Begin
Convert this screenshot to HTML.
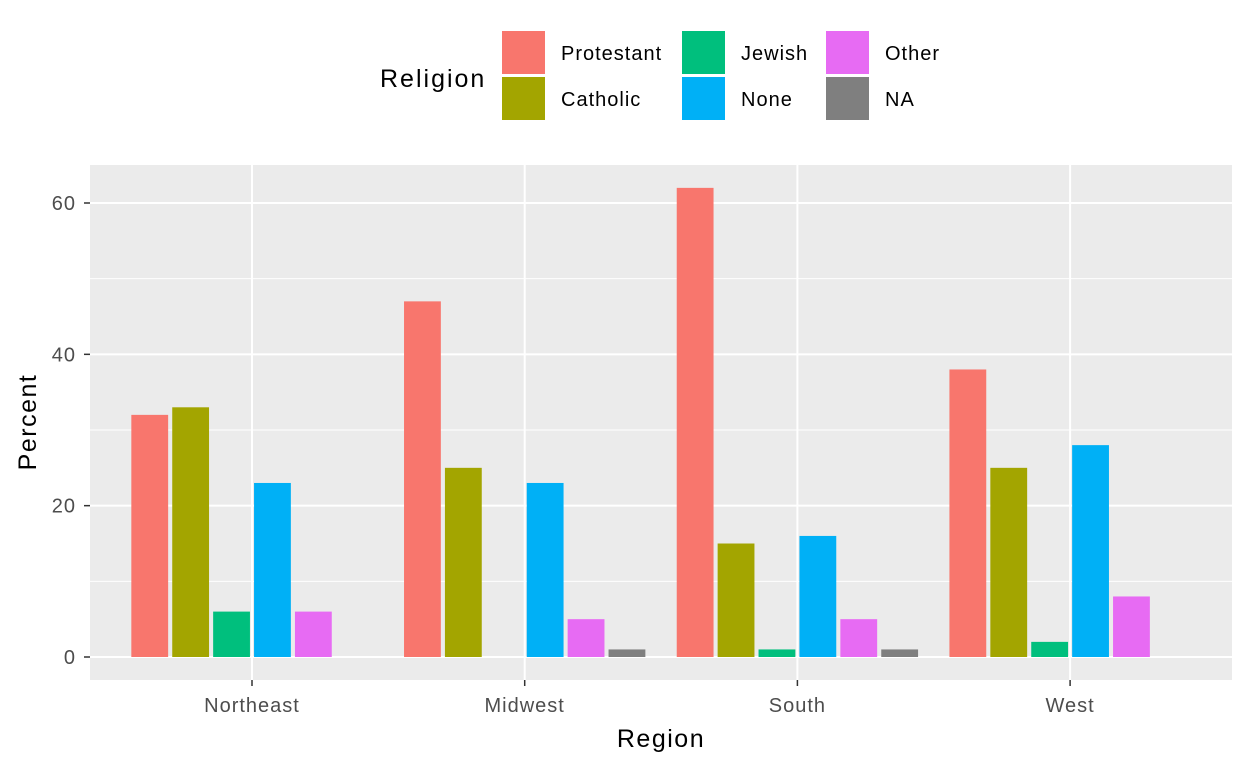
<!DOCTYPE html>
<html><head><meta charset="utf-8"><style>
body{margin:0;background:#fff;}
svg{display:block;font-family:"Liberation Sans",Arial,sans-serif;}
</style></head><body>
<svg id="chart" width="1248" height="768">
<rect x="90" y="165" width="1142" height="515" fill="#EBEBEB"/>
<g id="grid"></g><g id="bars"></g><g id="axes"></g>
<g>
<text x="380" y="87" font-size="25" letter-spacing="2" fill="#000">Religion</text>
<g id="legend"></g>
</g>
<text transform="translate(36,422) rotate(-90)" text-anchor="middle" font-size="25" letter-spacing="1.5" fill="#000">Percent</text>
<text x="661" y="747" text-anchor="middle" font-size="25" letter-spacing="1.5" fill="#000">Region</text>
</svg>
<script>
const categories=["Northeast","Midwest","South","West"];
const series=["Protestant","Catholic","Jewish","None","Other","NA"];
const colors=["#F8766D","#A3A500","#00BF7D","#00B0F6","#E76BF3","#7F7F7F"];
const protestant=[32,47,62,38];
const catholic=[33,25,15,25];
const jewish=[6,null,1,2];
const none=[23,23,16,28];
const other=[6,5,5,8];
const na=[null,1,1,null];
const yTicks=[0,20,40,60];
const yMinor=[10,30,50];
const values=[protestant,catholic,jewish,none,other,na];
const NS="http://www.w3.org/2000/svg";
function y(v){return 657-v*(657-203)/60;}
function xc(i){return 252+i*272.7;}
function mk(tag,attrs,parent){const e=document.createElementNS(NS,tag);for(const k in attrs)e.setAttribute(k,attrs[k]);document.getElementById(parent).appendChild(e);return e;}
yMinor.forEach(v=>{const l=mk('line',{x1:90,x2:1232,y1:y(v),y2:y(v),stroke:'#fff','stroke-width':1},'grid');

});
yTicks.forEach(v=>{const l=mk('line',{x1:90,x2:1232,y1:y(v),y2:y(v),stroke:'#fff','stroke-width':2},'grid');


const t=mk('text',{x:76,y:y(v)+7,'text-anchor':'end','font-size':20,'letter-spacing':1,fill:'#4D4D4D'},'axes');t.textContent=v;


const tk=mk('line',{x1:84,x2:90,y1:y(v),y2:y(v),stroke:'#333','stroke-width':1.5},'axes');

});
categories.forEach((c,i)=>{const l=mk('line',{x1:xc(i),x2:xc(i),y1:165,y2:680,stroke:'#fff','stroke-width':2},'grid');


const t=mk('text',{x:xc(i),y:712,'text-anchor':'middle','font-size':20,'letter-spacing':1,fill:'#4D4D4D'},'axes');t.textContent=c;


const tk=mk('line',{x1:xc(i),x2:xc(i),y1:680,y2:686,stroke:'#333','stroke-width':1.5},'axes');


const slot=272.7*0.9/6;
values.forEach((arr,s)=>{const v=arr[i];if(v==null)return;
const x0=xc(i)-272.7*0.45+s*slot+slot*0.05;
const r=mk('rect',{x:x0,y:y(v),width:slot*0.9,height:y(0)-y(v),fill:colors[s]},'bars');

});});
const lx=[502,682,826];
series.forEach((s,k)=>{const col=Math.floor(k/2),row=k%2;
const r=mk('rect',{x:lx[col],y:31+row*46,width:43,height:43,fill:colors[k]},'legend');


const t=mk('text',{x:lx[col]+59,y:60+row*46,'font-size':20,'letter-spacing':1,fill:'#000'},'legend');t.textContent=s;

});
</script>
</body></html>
End
WHAT IS NEEDED: Leave out the pictures and retype every line above exactly.

TASK RESULT:
Convert this screenshot to HTML.
<!DOCTYPE html>
<html><head><meta charset="utf-8"><style>
body{margin:0;background:#fff;}
svg{display:block;font-family:"Liberation Sans",Arial,sans-serif;}
</style></head><body>
<svg id="chart" width="1248" height="768">
<rect x="90" y="165" width="1142" height="515" fill="#EBEBEB"/>
<g id="grid"></g><g id="bars"></g><g id="axes"></g>
<g>
<text x="380" y="87" font-size="25" letter-spacing="2" fill="#000">Religion</text>
<g id="legend"></g>
</g>
<text transform="translate(36,422) rotate(-90)" text-anchor="middle" font-size="25" letter-spacing="1.5" fill="#000">Percent</text>
<text x="661" y="747" text-anchor="middle" font-size="25" letter-spacing="1.5" fill="#000">Region</text>
</svg>
<script>
const categories=["Northeast","Midwest","South","West"];
const series=["Protestant","Catholic","Jewish","None","Other","NA"];
const colors=["#F8766D","#A3A500","#00BF7D","#00B0F6","#E76BF3","#7F7F7F"];
const protestant=[32,47,62,38];
const catholic=[33,25,15,25];
const jewish=[6,null,1,2];
const none=[23,23,16,28];
const other=[6,5,5,8];
const na=[null,1,1,null];
const yTicks=[0,20,40,60];
const yMinor=[10,30,50];
const values=[protestant,catholic,jewish,none,other,na];
const NS="http://www.w3.org/2000/svg";
function y(v){return 657-v*(657-203)/60;}
function xc(i){return 252+i*272.7;}
function mk(tag,attrs,parent){const e=document.createElementNS(NS,tag);for(const k in attrs)e.setAttribute(k,attrs[k]);document.getElementById(parent).appendChild(e);return e;}
yMinor.forEach(v=>{const l=mk('line',{x1:90,x2:1232,y1:y(v),y2:y(v),stroke:'#fff','stroke-width':1},'grid');

});
yTicks.forEach(v=>{const l=mk('line',{x1:90,x2:1232,y1:y(v),y2:y(v),stroke:'#fff','stroke-width':2},'grid');


const t=mk('text',{x:76,y:y(v)+7,'text-anchor':'end','font-size':20,'letter-spacing':1,fill:'#4D4D4D'},'axes');t.textContent=v;


const tk=mk('line',{x1:84,x2:90,y1:y(v),y2:y(v),stroke:'#333','stroke-width':1.5},'axes');

});
categories.forEach((c,i)=>{const l=mk('line',{x1:xc(i),x2:xc(i),y1:165,y2:680,stroke:'#fff','stroke-width':2},'grid');


const t=mk('text',{x:xc(i),y:712,'text-anchor':'middle','font-size':20,'letter-spacing':1,fill:'#4D4D4D'},'axes');t.textContent=c;


const tk=mk('line',{x1:xc(i),x2:xc(i),y1:680,y2:686,stroke:'#333','stroke-width':1.5},'axes');


const slot=272.7*0.9/6;
values.forEach((arr,s)=>{const v=arr[i];if(v==null)return;
const x0=xc(i)-272.7*0.45+s*slot+slot*0.05;
const r=mk('rect',{x:x0,y:y(v),width:slot*0.9,height:y(0)-y(v),fill:colors[s]},'bars');

});});
const lx=[502,682,826];
series.forEach((s,k)=>{const col=Math.floor(k/2),row=k%2;
const r=mk('rect',{x:lx[col],y:31+row*46,width:43,height:43,fill:colors[k]},'legend');


const t=mk('text',{x:lx[col]+59,y:60+row*46,'font-size':20,'letter-spacing':1,fill:'#000'},'legend');t.textContent=s;

});
</script>
</body></html>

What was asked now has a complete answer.